Uno de los grandes enemigos de la esperanza
es olvidar las promesas de Dios. Recordar es
un gran ministerio. Pedro y Pablo escribieron
por este motivo (2 Pedro 1:13; Romanos 15:15).
El Espíritu Santo es principalmente el que
trae a memoria (Juan 14:26); pero no seamos
pasivos. Únicamente nosotros somos
responsables por nuestro propio ministerio de
recordar, y la primera persona que necesita
que le hagamos recordar somos nosotros mismos.
La mente tiene este gran poder: puede
hablarse a sí misma y hacerse acordar.
La mente puede «traer al corazón». Por ejemplo:
«Esto traigo a mi corazón, por esto tengo
esperanza: Que las misericordias del Señor
jamás terminan» (Lamentaciones 3:21-22).
Si no «traemos al corazón» lo que Dios ha
dicho acerca de él mismo y acerca de nosotros,
languidecemos. ¡Oh, cuánto sé de esto por las
experiencias dolorosas de mi propia vida!

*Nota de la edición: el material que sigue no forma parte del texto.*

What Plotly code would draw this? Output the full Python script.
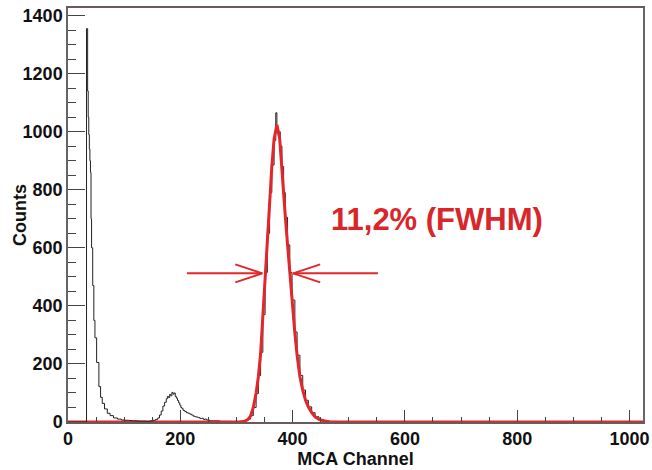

No se revuelquen en el fango de los mensajes
paganos. Me refiero a los mensajes que están
en nuestra propia mente: «No puedo»,
«Ella no lo hará», «Ellos nunca»,
«Nunca ha funcionado».
El punto aquí no es que esos mensajes sean
verdaderos o falsos. La mente de uno siempre
encontrará la manera de volverlos verdaderos,
a no ser de que nosotros «traigamos al
corazón» algo más grande. Dios es el Dios de
lo imposible. Hacer razonamientos para salir
de una situación imposible no es tan efectivo
como recordarnos la manera de salir.
Si no nos recordamos a nosotros mismos la
grandeza, la gracia, el poder y la sabiduría
de Dios, nos hundimos en un pesimismo salvaje:
«…entonces era yo torpe y sin entendimiento;
era como una bestia delante de ti»
(Salmos 73:22).
El gran giro de la desesperación hacia la
esperanza en el Salmo 77 viene de las
siguientes palabras: «Me acordaré de las obras
del Señor; ciertamente me acordaré de tus
maravillas antiguas. Meditaré en toda tu
obra, y reflexionaré en tus hechos»
(Salmos 77:11-12).
Esta es la gran batalla de mi vida; presumo
que es la de ustedes también. ¡La batalla de
recordar! Primero a mí mismo; luego a los demás.